Dynatrace can not only notify a single team, but multiple teams, so that they are aware of a current problem. Like in the above use case, it would be advisable to alert the business owner as well as the technical owner of this service. The number of impacted users and service calls can be used to automatically prioritize this problem and set different workflows in action, e.g:
- Tweet about a currently known issue with this service and let the world know you are working on it
- Send a message to your technical support team and warn them about potential complaining users
- Escalate this problem to the sharefile.com team and make them aware of the impact they are having
Transformation comes from within …
I have really enjoyed working with both Nestor and Abeer to bring their Agile Operations Transformation story to PERFORM 2018. If you wanted to meet and them for yourself, they’re presenting at Perform Europe 2018 in Barcelona. If you can’t make it or prefer listening to a podcast, make sure to check out Episode 49 of our PurePerformance Podcast, where both Abeer and Nestor talk about their transformation.

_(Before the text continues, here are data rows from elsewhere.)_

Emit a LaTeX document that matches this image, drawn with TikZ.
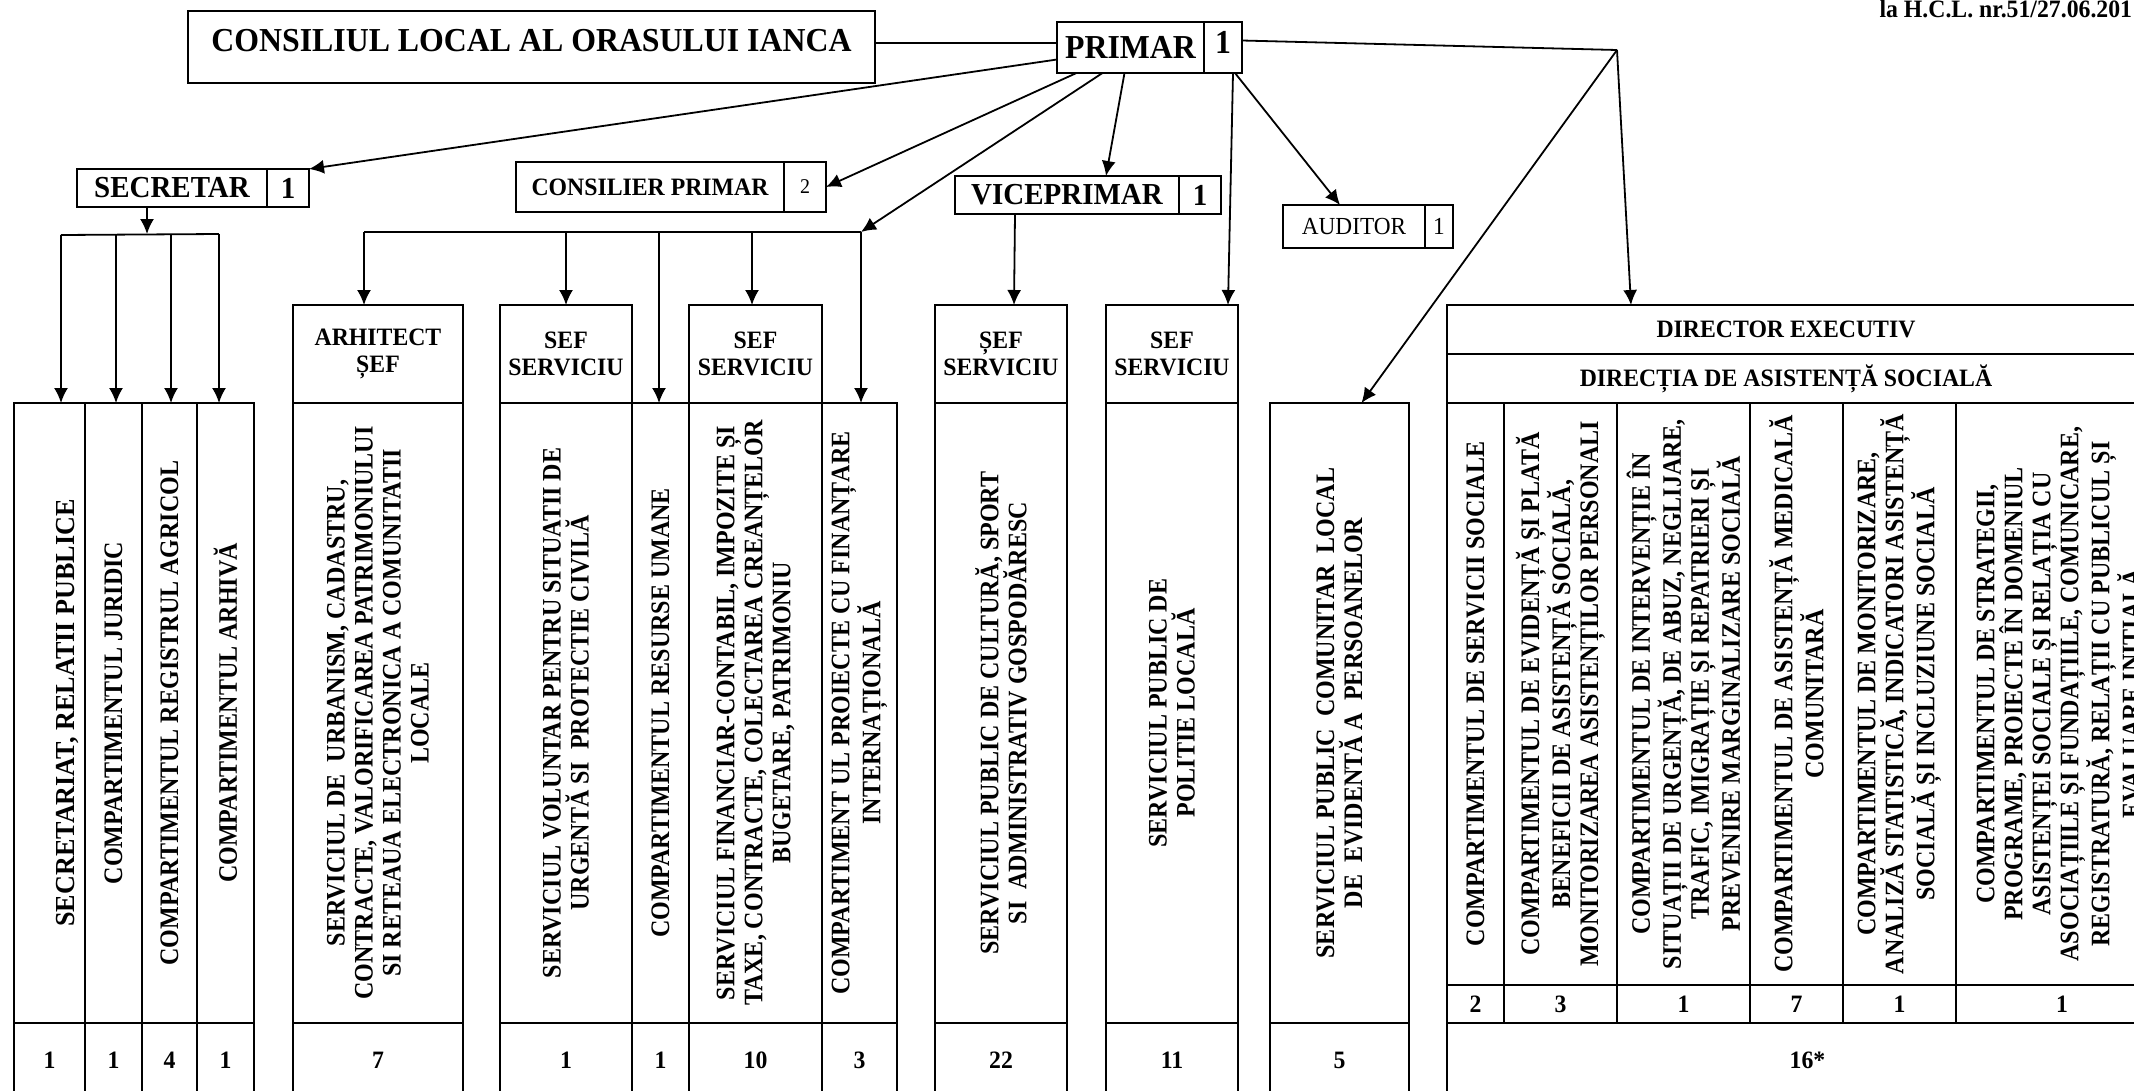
\documentclass[tikz,border=0pt]{standalone}
\usepackage{fontspec}
\setmainfont{Liberation Serif}[FakeStretch=0.95]
\newfontfamily\colfont{Liberation Serif}[FakeStretch=0.9]
\usepackage{tikz}
\usetikzlibrary{positioning,arrows.meta}

\begin{document}
\begin{tikzpicture}[x=1pt,y=-1pt]
\tikzstyle{box}=[rectangle, draw=black, line width=1.5pt, outer sep=0pt, inner sep=0pt, align=center, font=\bfseries\fontsize{25}{27}\selectfont]
\tikzstyle{bigbox}=[box, font=\bfseries\fontsize{33.5}{36}\selectfont]
\tikzstyle{midbox}=[box, font=\bfseries\fontsize{30.5}{33}\selectfont]
\tikzstyle{plainbox}=[box, font=\fontsize{24.5}{27}\selectfont]
\tikzstyle{colbox}=[box, minimum height=620pt]
\tikzstyle{dcolbox}=[box, minimum height=582pt]
\tikzstyle{nrcell}=[box, minimum height=75pt]
\tikzstyle{dnrcell}=[box, minimum height=38pt]
\tikzstyle{vtext}=[rotate=90, align=center, inner sep=0pt, font=\colfont\bfseries\fontsize{26.7}{28}\selectfont]
\tikzstyle{connect}=[-{Latex[length=15pt,width=14pt]}, line width=1.8pt]
\tikzstyle{joinline}=[line width=1.8pt]
\useasboundingbox (0,0) rectangle (2134,1090);
\clip (0,0) rectangle (2134,1090);

  \node[bigbox, minimum width=687pt, minimum height=72pt, text height=22pt, text depth=13pt] (consiliu) at (531.5,47) {CONSILIUL LOCAL AL ORASULUI IANCA};
  \node[bigbox, minimum width=147pt, minimum height=51pt] (primar) at (1130.5,47.5) {PRIMAR};
  \node[bigbox, minimum width=38pt, minimum height=51pt, text depth=11pt, right=0pt of primar] (primarnr) {1};
  \node[anchor=base west, font=\bfseries\fontsize{25}{28}\selectfont] (hcl) at (1876,17) {la H.C.L. nr.51/27.06.201};

  \node[midbox, minimum width=190pt, minimum height=38pt] (secretar) at (172,188) {SECRETAR};
  \node[midbox, minimum width=42pt, minimum height=38pt, right=0pt of secretar] (secretarnr) {1};
  \node[box, minimum width=268pt, minimum height=50pt] (consilier) at (650,187) {CONSILIER PRIMAR};
  \node[plainbox, font=\fontsize{21}{24}\selectfont, minimum width=42pt, minimum height=50pt, right=0pt of consilier] (consiliernr) {2};
  \node[midbox, minimum width=224pt, minimum height=38pt] (vice) at (1067,195) {VICEPRIMAR};
  \node[midbox, minimum width=42pt, minimum height=38pt, right=0pt of vice] (vicenr) {1};
  \node[plainbox, minimum width=142pt, minimum height=43pt] (auditor) at (1354,226.5) {AUDITOR};
  \node[plainbox, minimum width=28pt, minimum height=43pt, right=0pt of auditor] (auditornr) {1};

  \node[box, minimum width=170pt, minimum height=98pt, anchor=north west] (harh) at (293,305) {ARHITECT\\ȘEF};
  \node[box, minimum width=132pt, minimum height=98pt, anchor=north west] (hsef1) at (500,305) {SEF\\SERVICIU};
  \node[box, minimum width=133pt, minimum height=98pt, anchor=north west] (hsef2) at (689,305) {SEF\\SERVICIU};
  \node[box, minimum width=132pt, minimum height=98pt, anchor=north west] (hvice) at (935,305) {ȘEF\\SERVICIU};
  \node[box, minimum width=132pt, minimum height=98pt, anchor=north west] (hpol) at (1106,305) {SEF\\SERVICIU};
  \node[box, minimum width=721pt, minimum height=49pt, anchor=north west] (dirhead) at (1447,305) {};
  \node[box, minimum width=721pt, minimum height=49pt, below=0pt of dirhead] (dirname) {};
  \node[font=\bfseries\fontsize{25}{27}\selectfont] (dirlbl) at (1786,329.5) {DIRECTOR EXECUTIV};
  \node[font=\bfseries\fontsize{25}{27}\selectfont] (dirnamelbl) at (1786,378.5) {DIRECȚIA DE ASISTENȚĂ SOCIALĂ};

  \node[colbox, minimum width=71pt, anchor=north west] (c1) at (14,403) {};
  \node[colbox, minimum width=57pt, right=0pt of c1] (c2) {};
  \node[colbox, minimum width=55pt, right=0pt of c2] (c3) {};
  \node[colbox, minimum width=57pt, right=0pt of c3] (c4) {};
  \node[colbox, minimum width=170pt, below=0pt of harh] (c5) {};
  \node[colbox, minimum width=132pt, below=0pt of hsef1] (c6) {};
  \node[colbox, minimum width=57pt, right=0pt of c6] (c7) {};
  \node[colbox, minimum width=133pt, below=0pt of hsef2] (c8) {};
  \node[colbox, minimum width=75pt, right=0pt of c8] (c9) {};
  \node[colbox, minimum width=132pt, below=0pt of hvice] (c10) {};
  \node[colbox, minimum width=132pt, below=0pt of hpol] (c11) {};
  \node[colbox, minimum width=139pt, anchor=north west] (c12) at (1270,403) {};
  \node[dcolbox, minimum width=57pt, below=0pt of dirname.south west, anchor=north west] (d1) {};
  \node[dcolbox, minimum width=113pt, right=0pt of d1] (d2) {};
  \node[dcolbox, minimum width=133pt, right=0pt of d2] (d3) {};
  \node[dcolbox, minimum width=93pt, right=0pt of d3] (d4) {};
  \node[dcolbox, minimum width=113pt, right=0pt of d4] (d5) {};
  \node[dcolbox, minimum width=212pt, right=0pt of d5] (d6) {};

  \node[vtext, font=\bfseries\fontsize{27.5}{28}\selectfont, yshift=-18pt] (t1) at (c1) {SECRETARIAT, RELATII PUBLICE};
  \node[vtext] (t2) at (c2) {COMPARTIMENTUL JURIDIC};
  \node[vtext] (t3) at (c3) {COMPARTIMENTUL REGISTRUL AGRICOL};
  \node[vtext] (t4) at (c4) {COMPARTIMENTUL ARHIVĂ};
  \node[vtext] (t5) at (c5) {SERVICIUL DE\ \ URBANISM, CADASTRU,\\CONTRACTE, VALORIFICAREA PATRIMONIULUI\\SI RETEAUA ELECTRONICA A COMUNITATII\\LOCALE};
  \node[vtext] (t6) at (c6) {SERVICIUL VOLUNTAR PENTRU SITUATII DE\\URGENTĂ SI\ \ PROTECTIE CIVILĂ};
  \node[vtext] (t7) at (c7) {COMPARTIMENTUL RESURSE UMANE};
  \node[vtext] (t8) at (c8) {SERVICIUL FINANCIAR-CONTABIL, IMPOZITE ȘI\\TAXE, CONTRACTE, COLECTAREA CREANȚELOR\\BUGETARE, PATRIMONIU};
  \node[vtext] (t9) at (c9) {COMPARTIMENT UL PROIECTE CU FINANȚARE\\INTERNAȚIONALĂ};
  \node[vtext] (t10) at (c10) {SERVICIUL PUBLIC DE CULTURĂ, SPORT\\SI\ \ ADMINISTRATIV GOSPODĂRESC};
  \node[vtext] (t11) at (c11) {SERVICIUL PUBLIC DE\\POLITIE LOCALĂ};
  \node[vtext] (t12) at (c12) {SERVICIUL PUBLIC\ \ COMUNITAR\ \ LOCAL\\DE\ \ EVIDENTĂ A\ \ PERSOANELOR};
  \node[vtext] (td1) at (d1) {COMPARTIMENTUL DE SERVICII SOCIALE};
  \node[vtext] (td2) at (d2) {COMPARTIMENTUL DE EVIDENȚĂ ȘI PLATĂ\\BENEFICII DE ASISTENȚĂ SOCIALĂ,\\MONITORIZAREA ASISTENȚILOR PERSONALI};
  \node[vtext] (td3) at (d3) {COMPARTIMENTUL DE INTERVENȚIE ÎN\\SITUAȚII DE URGENȚĂ, DE ABUZ, NEGLIJARE,\\TRAFIC, IMIGRAȚIE ȘI REPATRIERI ȘI\\PREVENIRE MARGINALIZARE SOCIALĂ};
  \node[vtext] (td4) at (d4) {COMPARTIMENTUL DE ASISTENȚĂ MEDICALĂ\\COMUNITARĂ};
  \node[vtext] (td5) at (d5) {COMPARTIMENTUL DE MONITORIZARE,\\ANALIZĂ STATISTICĂ, INDICATORI ASISTENȚĂ\\SOCIALĂ ȘI INCLUZIUNE SOCIALĂ};
  \node[vtext] (td6) at (d6) {COMPARTIMENTUL DE STRATEGII,\\PROGRAME, PROIECTE ÎN DOMENIUL\\ASISTENȚEI SOCIALE ȘI RELAȚIA CU\\ASOCIAȚIILE ȘI FUNDAȚIILE, COMUNICARE,\\REGISTRATURĂ, RELAȚII CU PUBLICUL ȘI\\EVALUARE INIȚIALĂ};

  \node[nrcell, minimum width=71pt, below=0pt of c1] (n1) {1};
  \node[nrcell, minimum width=57pt, below=0pt of c2] (n2) {1};
  \node[nrcell, minimum width=55pt, below=0pt of c3] (n3) {4};
  \node[nrcell, minimum width=57pt, below=0pt of c4] (n4) {1};
  \node[nrcell, minimum width=170pt, below=0pt of c5] (n5) {7};
  \node[nrcell, minimum width=132pt, below=0pt of c6] (n6) {1};
  \node[nrcell, minimum width=57pt, below=0pt of c7] (n7) {1};
  \node[nrcell, minimum width=133pt, below=0pt of c8] (n8) {10};
  \node[nrcell, minimum width=75pt, below=0pt of c9] (n9) {3};
  \node[nrcell, minimum width=132pt, below=0pt of c10] (n10) {22};
  \node[nrcell, minimum width=132pt, below=0pt of c11] (n11) {11};
  \node[nrcell, minimum width=139pt, below=0pt of c12] (n12) {5};
  \node[dnrcell, minimum width=57pt, below=0pt of d1] (dn1) {2};
  \node[dnrcell, minimum width=113pt, below=0pt of d2] (dn2) {3};
  \node[dnrcell, minimum width=133pt, below=0pt of d3] (dn3) {1};
  \node[dnrcell, minimum width=93pt, below=0pt of d4] (dn4) {7};
  \node[dnrcell, minimum width=113pt, below=0pt of d5] (dn5) {1};
  \node[dnrcell, minimum width=212pt, below=0pt of d6] (dn6) {1};
  \node[nrcell, minimum width=721pt, anchor=north west] (dtot) at (dn1.south west) {16*};

  \coordinate (sbm) at (147,234);
  \coordinate (sb1) at (61,235);
  \coordinate (sb2) at (116,234);
  \coordinate (sb3) at (171,234);
  \coordinate (sb4) at (219,234);
  \coordinate (mb1) at (364,232);
  \coordinate (mb2) at (566,232);
  \coordinate (mb3) at (659,232);
  \coordinate (mb4) at (752,232);
  \coordinate (mb5) at (861,232);
  \coordinate (junct) at (1617,50);

  \draw[joinline] ([yshift=4pt]consiliu.east) -- ([yshift=4pt]consiliu.east -| primar.west);
  \draw[joinline] ([yshift=7pt]primarnr.east) -- (junct);
  \draw[joinline] (sb1) -- (sb4);
  \draw[joinline] (mb1) -- (mb5);
  \path ([yshift=-12pt]primar.west) edge [connect] (secretarnr.north east)
        ([xshift=-54pt]primar.south) edge [connect] (consiliernr.east)
        ([xshift=-28pt]primar.south) edge [connect] (mb5)
        ([xshift=-6pt]primar.south) edge [connect] ([xshift=39pt]vice.north)
        ([xshift=10pt]primarnr.south) edge [connect] ([xshift=-10pt]hpol.north east)
        ([xshift=12pt]primarnr.south) edge [connect] ([xshift=-14pt]auditor.north)
        (junct) edge [connect] ([xshift=22pt]c12.north)
        (junct) edge [connect] ([xshift=184pt]dirhead.north west)
        ([xshift=-25pt]secretar.south) edge [connect] (sbm)
        ([xshift=-52pt]vice.south) edge [connect] ([xshift=13pt]hvice.north);
  \path (sb1) edge [connect] (sb1 |- c1.north)
        (sb2) edge [connect] (sb2 |- c2.north)
        (sb3) edge [connect] (sb3 |- c3.north)
        (sb4) edge [connect] (sb4 |- c4.north);
  \path (mb1) edge [connect] (mb1 |- harh.north)
        (mb2) edge [connect] (mb2 |- hsef1.north)
        (mb3) edge [connect] (mb3 |- c7.north)
        (mb4) edge [connect] (mb4 |- hsef2.north)
        (mb5) edge [connect] (mb5 |- c9.north);
\end{tikzpicture}
\end{document}
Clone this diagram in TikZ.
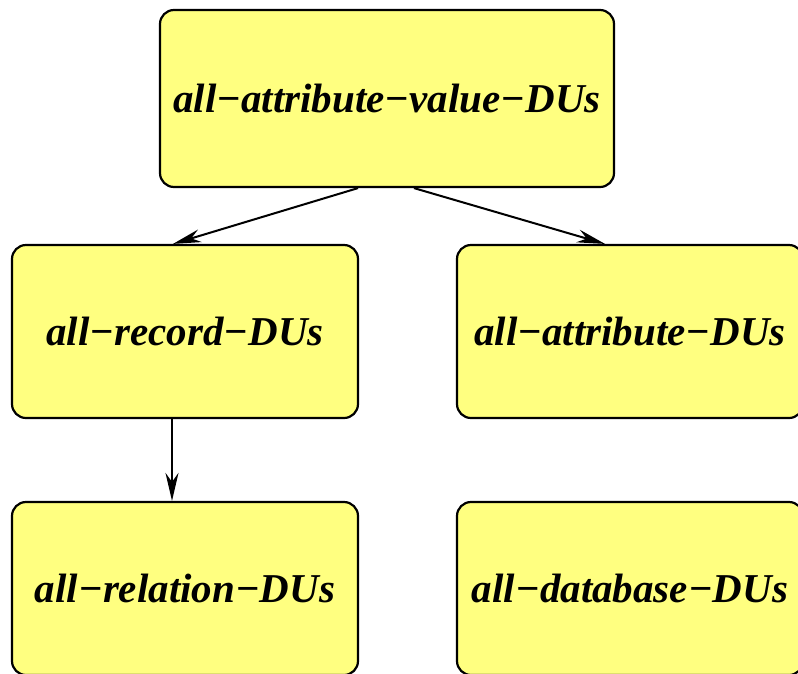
\documentclass[tikz,border=0pt]{standalone}
\usepackage{fontspec}
\setmainfont{Liberation Serif}
\usetikzlibrary{arrows.meta}
\definecolor{boxfill}{RGB}{255,255,128}
\tikzset{
  dubox/.style={draw=black, line width=2.2pt, fill=boxfill, rounded corners=14pt,
    inner sep=0pt, minimum height=#1, font=\fontsize{41}{46}\selectfont\bfseries\itshape},
  dubox/.default=173pt,
  duarrow/.style={-{Stealth[length=28pt,width=13pt,inset=9pt]}, line width=2pt}
}
\begin{document}
\begin{tikzpicture}[x=1pt,y=-1pt]
\useasboundingbox (0,0) rectangle (798,673);
\clip (0,0) rectangle (798,673);
\node[dubox=177pt, minimum width=454pt] (top) at (387,98.5) {all−attribute−value−DUs};
\node[dubox, minimum width=346pt] (ml) at (185,331.5) {all−record−DUs};
\node[dubox, minimum width=346pt] (mr) at (630,331.5) {all−attribute−DUs};
\node[dubox, minimum width=346pt] (bl) at (185,588.5) {all−relation−DUs};
\node[dubox, minimum width=346pt] (br) at (630,588.5) {all−database−DUs};
\draw[duarrow] ([xshift=-29pt]top.south) -- ([xshift=-12pt]ml.north);
\draw[duarrow] ([xshift=27pt]top.south) -- ([xshift=-25pt]mr.north);
\draw[duarrow] ([xshift=-13pt]ml.south) -- ([xshift=-13pt]bl.north);
\end{tikzpicture}
\end{document}
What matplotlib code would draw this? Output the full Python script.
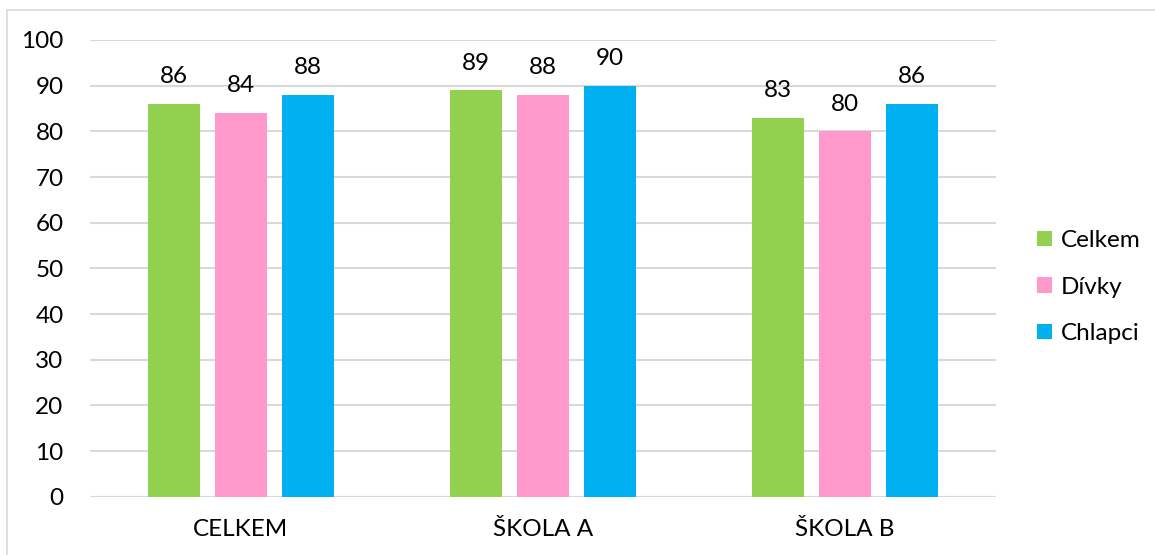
import matplotlib
matplotlib.use("Agg")
import matplotlib.pyplot as plt
import numpy as np
from matplotlib.lines import Line2D
from matplotlib.patches import Patch

plt.rcParams['font.family'] = ['Lato', 'DejaVu Sans']

categories = ["CELKEM", "ŠKOLA A", "ŠKOLA B"]
series_names = ["Celkem", "Dívky", "Chlapci"]
celkem = [86, 89, 83]
divky = [84, 88, 80]
chlapci = [88, 90, 86]
y_ticks = [0, 10, 20, 30, 40, 50, 60, 70, 80, 90, 100]

colors = ["#92D050", "#FF99CC", "#00B0F0"]
grid_color = "#D9D9D9"
fs = 17.5

fig = plt.figure(figsize=(11.55, 5.55), dpi=100)
ax = fig.add_axes([90 / 1155, 1 - 496.7 / 555, (996 - 90) / 1155, (496.7 - 40) / 555])

x = np.arange(len(categories))
width = 0.172
step = 0.222
for i, (vals, name, col) in enumerate(zip([celkem, divky, chlapci], series_names, colors)):
    pos = x + (i - 1) * step
    bars = ax.bar(pos, vals, width=width, color=col, label=name, zorder=3)
    for b, v in zip(bars, vals):
        ax.annotate(f"{v}", (b.get_x() + b.get_width() / 2, v),
                    xytext=(0, 12), textcoords="offset points",
                    ha="center", va="bottom", fontsize=fs, color="#000000")

ax.set_xlim(-0.5, len(categories) - 0.5)
ax.set_ylim(0, 100)
ax.set_yticks(y_ticks)
ax.set_xticks(x)
ax.set_xticklabels(categories)
ax.tick_params(axis="both", length=0, labelsize=fs, colors="#000000")
ax.tick_params(axis="y", pad=19)
ax.tick_params(axis="x", pad=16)
ax.yaxis.grid(True, color=grid_color, linewidth=1.5, zorder=0)
for s in ax.spines.values():
    s.set_visible(False)
ax.axhline(0, color=grid_color, linewidth=1.5, zorder=2)

handles = [Patch(facecolor=c, edgecolor="none") for c in colors]
fig.legend(handles, series_names, loc="center left", bbox_to_anchor=(1037 / 1155, 1 - 287 / 555),
           frameon=False, fontsize=fs, handlelength=0.62, handleheight=0.62,
           handletextpad=0.35, labelspacing=1.05, borderaxespad=0, borderpad=0)

# outer chart border
border_color = "#D9D9D9"
fig.add_artist(Line2D([7 / 1155, 1.0], [1 - 10 / 555, 1 - 10 / 555], transform=fig.transFigure,
                      color=border_color, linewidth=1.2))
fig.add_artist(Line2D([7 / 1155, 7 / 1155], [0.0, 1 - 10 / 555], transform=fig.transFigure,
                      color=border_color, linewidth=1.2))

fig.savefig("out.png", dpi=100)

Transformation – as both put it – must start from within the organization. It needs a clear vision and a couple of change agents to do it. Besides their presentation, I also hope that this blog shows you that technology – while it only plays a small part in transformations – can be leveraged to our advantage. Using the example of Citrix, we can see how powerful AWS, Docker and Dynatrace can be if you leverage them in combination. Integrated in the right way, it allows you to become more agile, and in the end, to deliver better quality of service to your end users!